Tuesday, September 4, 2012

Oh Boo Hoo

My long weekend was nice, thanks for asking. Just unremarkably... nice. And pretty relaxing. Great for life-living reasons, but not the stuff of which compelling blog posts are made. Fear not, I did foray into cultural relevance territory by watching one movie that was released in the past year and finishing a really excellent new book.

The movie in question: Hunger Games. I'm ever more sorry that I missed it--despite my best efforts--when it was in theaters. Though movies can rarely do books justice in any case, I thought this struck a nice balance of presenting violence without sensationalizing it and getting to the dark heart of Suzanne Collins's masterful book. Of course the complexities of the Panem universe couldn't be given sufficient airtime, and I wonder what someone who hadn't read the books took from what was presented. Jennifer Lawrence was great, though she really was too old to be cast as Katniss. And Lenny Kravitz and Stanley Tucci: can we all agree to make sure they're in all the movies from here on out? I cried a bit too, and the tears felt earned. And that's my review. Looking forward to the adaptation of Catching Fire.

The book I finished was Monica Wood's memoir, When We Were The Kennedys. Full disclosure: even though I have read several of Wood's fiction titles, it's unlikely this book would have caught my attention had it not been set in the area where I grew up. Most of the action in the book occurred a decade and then some before my birth, but it was still essentially the same place (though the industrial decline and already begun), the same feel. And I loved it for that, the nostalgia, the names I recognized, places I had been. The author's oldest sister, one of the central figures in the narrative, was my beloved French teacher through all four years of high school. I admit I felt a bit of a voyeur to read about her on such intimate terms. But there was so much more to it. Simply put, this book broke my heart. I sobbed so hard at the end, at the epilogue.... When I tell you this, I mean it as an absolute endorsement. It was such an uncommonly beautiful human story, and of course I'm thrilled that someone with such talent came from where I came from.
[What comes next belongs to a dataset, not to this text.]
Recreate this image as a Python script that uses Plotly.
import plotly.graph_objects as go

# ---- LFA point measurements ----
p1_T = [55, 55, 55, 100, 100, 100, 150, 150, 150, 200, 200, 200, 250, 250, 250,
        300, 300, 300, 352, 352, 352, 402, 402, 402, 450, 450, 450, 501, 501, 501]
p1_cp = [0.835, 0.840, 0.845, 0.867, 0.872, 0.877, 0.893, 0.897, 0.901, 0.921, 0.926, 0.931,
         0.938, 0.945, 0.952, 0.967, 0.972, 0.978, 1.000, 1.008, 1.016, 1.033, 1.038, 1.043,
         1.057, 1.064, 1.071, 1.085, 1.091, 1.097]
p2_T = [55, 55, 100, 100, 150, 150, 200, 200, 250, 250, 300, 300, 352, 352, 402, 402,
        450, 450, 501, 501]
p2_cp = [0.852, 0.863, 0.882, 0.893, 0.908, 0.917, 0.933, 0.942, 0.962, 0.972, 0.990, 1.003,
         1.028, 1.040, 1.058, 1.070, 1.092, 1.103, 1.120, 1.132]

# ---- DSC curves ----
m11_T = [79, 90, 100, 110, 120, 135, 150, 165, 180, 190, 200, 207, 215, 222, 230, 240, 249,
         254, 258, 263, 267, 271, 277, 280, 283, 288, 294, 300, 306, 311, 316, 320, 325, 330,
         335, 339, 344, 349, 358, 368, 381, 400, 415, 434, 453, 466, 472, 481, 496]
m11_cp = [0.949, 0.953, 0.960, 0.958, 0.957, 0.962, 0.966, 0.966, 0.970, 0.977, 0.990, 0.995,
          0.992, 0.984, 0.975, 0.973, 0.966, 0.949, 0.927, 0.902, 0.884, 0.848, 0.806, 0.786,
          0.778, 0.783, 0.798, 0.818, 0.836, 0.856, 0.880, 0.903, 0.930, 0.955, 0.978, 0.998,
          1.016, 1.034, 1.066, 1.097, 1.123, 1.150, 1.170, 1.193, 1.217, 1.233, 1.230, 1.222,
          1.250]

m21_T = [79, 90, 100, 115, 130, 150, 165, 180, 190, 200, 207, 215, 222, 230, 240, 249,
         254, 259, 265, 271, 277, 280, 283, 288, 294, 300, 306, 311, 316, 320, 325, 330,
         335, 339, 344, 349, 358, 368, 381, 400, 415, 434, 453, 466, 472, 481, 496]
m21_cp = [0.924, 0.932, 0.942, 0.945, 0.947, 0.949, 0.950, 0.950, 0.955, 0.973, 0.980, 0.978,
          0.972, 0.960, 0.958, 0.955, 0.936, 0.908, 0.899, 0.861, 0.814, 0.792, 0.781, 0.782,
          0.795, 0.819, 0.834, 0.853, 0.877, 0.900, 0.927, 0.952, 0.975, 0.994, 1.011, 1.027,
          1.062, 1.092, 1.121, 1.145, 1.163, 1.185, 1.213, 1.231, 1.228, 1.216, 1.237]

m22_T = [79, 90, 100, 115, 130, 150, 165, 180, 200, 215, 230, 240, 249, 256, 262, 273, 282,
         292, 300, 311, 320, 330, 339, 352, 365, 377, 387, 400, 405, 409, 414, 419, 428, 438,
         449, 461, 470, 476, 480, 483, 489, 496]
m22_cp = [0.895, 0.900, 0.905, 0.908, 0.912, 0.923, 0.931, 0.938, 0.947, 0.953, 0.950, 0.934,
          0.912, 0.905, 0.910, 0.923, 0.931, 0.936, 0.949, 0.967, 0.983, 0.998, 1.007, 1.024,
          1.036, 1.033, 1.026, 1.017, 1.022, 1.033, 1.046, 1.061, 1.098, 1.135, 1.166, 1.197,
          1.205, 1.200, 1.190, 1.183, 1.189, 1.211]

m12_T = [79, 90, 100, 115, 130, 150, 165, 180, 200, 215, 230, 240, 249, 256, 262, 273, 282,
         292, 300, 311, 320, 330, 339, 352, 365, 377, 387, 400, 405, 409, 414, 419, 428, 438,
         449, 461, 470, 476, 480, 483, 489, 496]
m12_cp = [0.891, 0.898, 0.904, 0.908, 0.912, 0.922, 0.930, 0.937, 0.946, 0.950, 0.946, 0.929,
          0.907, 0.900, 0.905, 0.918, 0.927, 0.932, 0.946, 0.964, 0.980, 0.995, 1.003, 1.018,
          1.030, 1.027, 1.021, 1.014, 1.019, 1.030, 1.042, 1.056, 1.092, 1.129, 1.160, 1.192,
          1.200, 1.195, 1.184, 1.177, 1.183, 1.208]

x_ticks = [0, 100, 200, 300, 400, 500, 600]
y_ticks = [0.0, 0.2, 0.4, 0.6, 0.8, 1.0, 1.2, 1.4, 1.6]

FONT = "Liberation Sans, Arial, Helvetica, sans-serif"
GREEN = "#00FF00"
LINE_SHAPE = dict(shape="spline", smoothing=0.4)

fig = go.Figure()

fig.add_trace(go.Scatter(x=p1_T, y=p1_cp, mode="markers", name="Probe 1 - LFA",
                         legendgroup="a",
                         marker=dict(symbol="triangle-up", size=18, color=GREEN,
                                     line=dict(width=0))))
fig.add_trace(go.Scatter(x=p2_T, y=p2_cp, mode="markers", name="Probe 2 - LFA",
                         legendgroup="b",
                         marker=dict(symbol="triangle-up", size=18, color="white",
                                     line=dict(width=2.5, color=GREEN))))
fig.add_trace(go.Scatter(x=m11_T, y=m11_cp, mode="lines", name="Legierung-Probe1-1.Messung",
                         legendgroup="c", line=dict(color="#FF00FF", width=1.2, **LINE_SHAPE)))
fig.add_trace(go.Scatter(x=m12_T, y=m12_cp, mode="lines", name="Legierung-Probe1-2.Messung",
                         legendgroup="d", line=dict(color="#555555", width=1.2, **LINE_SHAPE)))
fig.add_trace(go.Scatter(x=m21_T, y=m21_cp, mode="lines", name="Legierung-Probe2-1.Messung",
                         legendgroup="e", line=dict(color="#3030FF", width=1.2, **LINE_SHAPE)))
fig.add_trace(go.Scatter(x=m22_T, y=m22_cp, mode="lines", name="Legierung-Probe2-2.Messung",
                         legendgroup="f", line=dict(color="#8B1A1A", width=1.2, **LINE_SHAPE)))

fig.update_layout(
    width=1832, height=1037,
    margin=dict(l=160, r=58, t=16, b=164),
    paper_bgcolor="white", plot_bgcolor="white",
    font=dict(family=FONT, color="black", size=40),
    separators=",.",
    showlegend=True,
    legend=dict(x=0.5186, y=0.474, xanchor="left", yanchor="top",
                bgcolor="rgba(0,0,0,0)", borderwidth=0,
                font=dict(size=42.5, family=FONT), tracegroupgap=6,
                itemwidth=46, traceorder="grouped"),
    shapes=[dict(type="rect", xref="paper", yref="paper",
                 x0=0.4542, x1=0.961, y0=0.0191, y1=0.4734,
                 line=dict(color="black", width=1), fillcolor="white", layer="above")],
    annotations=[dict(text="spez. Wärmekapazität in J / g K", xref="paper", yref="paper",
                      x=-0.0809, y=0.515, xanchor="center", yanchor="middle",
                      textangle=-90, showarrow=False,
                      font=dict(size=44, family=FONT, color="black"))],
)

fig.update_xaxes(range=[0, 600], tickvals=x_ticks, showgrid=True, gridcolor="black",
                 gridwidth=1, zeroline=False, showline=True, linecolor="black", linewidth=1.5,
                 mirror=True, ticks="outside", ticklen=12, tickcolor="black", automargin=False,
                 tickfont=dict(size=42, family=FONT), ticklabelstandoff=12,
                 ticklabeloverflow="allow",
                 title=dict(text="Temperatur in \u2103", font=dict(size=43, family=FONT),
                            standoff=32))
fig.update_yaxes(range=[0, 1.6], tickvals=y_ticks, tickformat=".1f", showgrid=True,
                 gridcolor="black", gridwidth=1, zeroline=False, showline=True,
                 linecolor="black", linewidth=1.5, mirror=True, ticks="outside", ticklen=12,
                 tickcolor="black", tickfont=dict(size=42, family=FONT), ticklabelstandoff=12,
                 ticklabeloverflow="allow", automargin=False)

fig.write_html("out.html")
Anyway, I thought it was quite an accomplishment, and I think it would be really interesting to talk about it with someone who went into it with no prior connection to the setting.
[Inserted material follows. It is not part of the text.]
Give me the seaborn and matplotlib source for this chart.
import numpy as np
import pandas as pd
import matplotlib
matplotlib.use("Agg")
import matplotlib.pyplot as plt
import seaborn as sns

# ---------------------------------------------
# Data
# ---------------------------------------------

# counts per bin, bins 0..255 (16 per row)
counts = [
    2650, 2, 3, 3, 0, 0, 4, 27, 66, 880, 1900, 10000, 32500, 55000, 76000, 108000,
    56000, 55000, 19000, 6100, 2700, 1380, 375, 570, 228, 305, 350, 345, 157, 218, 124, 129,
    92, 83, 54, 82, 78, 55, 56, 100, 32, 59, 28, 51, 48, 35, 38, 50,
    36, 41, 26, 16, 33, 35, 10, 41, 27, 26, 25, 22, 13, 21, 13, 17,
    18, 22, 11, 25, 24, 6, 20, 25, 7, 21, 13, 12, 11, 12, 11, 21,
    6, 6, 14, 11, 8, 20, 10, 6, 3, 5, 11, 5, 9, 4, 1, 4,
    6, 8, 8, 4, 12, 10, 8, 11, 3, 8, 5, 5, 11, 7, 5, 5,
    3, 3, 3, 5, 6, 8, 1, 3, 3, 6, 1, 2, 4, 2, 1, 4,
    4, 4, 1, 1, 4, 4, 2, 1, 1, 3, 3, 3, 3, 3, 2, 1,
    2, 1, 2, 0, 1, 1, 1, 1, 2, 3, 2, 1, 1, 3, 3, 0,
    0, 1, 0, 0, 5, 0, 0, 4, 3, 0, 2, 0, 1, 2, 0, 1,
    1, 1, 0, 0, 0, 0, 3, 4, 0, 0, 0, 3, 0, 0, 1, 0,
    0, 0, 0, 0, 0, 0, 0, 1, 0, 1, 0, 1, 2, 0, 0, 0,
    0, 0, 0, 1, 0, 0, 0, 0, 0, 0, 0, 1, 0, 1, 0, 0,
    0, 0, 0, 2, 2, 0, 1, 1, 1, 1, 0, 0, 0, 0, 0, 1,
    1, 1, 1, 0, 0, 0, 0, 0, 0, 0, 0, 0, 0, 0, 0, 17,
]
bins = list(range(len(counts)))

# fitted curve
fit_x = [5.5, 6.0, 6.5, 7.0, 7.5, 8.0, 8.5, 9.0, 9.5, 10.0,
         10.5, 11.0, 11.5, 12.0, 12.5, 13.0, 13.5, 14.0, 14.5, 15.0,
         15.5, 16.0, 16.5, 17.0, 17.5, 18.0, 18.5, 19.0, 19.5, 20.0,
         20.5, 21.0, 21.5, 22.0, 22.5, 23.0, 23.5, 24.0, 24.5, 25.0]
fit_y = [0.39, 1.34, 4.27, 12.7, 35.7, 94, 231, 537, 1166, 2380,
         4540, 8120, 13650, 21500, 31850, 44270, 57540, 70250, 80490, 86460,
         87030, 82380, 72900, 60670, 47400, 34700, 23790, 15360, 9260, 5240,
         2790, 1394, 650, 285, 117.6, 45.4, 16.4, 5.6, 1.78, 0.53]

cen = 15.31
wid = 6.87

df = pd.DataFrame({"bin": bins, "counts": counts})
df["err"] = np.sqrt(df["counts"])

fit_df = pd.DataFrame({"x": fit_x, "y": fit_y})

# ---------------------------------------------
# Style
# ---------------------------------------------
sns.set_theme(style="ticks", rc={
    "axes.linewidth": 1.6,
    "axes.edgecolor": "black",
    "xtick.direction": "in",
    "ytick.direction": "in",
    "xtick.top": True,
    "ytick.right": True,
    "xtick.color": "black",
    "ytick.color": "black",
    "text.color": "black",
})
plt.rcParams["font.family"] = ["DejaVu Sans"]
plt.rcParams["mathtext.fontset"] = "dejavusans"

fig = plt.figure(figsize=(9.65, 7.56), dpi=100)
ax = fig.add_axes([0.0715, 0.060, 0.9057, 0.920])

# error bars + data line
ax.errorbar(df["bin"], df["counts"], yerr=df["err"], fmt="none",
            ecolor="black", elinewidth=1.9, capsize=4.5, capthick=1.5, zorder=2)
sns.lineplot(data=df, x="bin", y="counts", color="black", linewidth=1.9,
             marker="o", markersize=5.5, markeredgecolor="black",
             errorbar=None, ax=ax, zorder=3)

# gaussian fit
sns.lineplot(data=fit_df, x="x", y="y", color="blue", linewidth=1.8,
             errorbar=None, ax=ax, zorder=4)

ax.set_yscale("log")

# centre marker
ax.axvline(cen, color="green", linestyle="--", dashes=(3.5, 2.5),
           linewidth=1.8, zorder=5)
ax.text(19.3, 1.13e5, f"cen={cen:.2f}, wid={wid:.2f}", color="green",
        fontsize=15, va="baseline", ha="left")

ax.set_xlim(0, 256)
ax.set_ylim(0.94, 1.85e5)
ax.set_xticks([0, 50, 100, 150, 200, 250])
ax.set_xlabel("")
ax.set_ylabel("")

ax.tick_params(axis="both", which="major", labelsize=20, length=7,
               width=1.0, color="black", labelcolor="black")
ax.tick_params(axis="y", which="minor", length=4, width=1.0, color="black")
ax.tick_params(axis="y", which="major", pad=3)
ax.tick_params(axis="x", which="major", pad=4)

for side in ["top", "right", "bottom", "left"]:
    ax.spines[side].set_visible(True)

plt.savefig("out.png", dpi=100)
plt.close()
Apparently my internal ratings system is based on whether or not something made me cry. But know that I don't count just any tears: for example, I uphold I Am Sam as the most wretched movie that made me cry and even as I was crying I was pissed off because I felt so manipulated. It wasn't art to me, just a preposterous situation designed to get people at their heart-gut. Condescending. Genuine, earned tears are a different story, they take a really deft hand to bring forward, and crying as reaction probably shouldn't be the artist's primary intention. I'd say that out of four hankies, The Kennedys was  a three-hankie read. Yes it dealt with some very sad subject matter, but it wasn't really the obviously sad things that hit me the hardest.
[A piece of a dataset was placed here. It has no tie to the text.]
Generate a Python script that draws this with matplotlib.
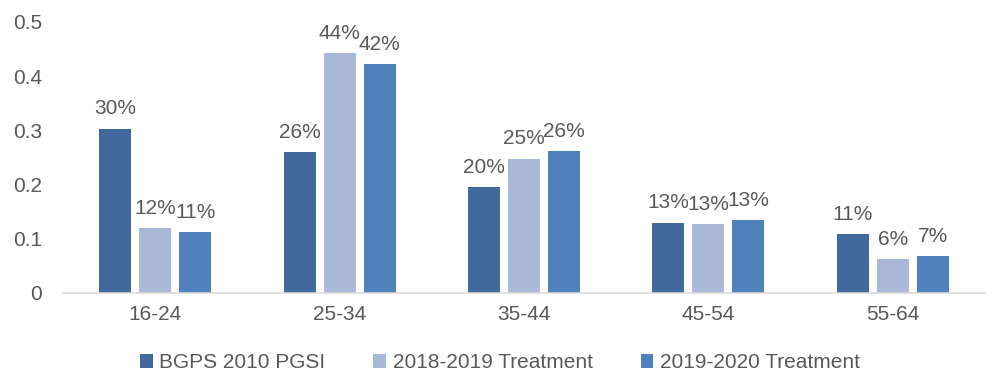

In an attempt to keep up with a theme, this is probably the best song ever recorded with the word "cry" in the title. OK, maybe second after "When Doves Cry."  But more people should know about Solomon Burke, so here you go.


  1. I loved the Hunger Games too. I watched it again last night with someone who had never read the book and had to explain a bit. I really want to read Monica's book, not only for Madame, but my aunt Denise. I'm excited to buy it now that you endorsed it! :)

  2. I didn't know she was your aunt, that's awesome. She's definitely huge in the book and acknowledgments. I highly recommend.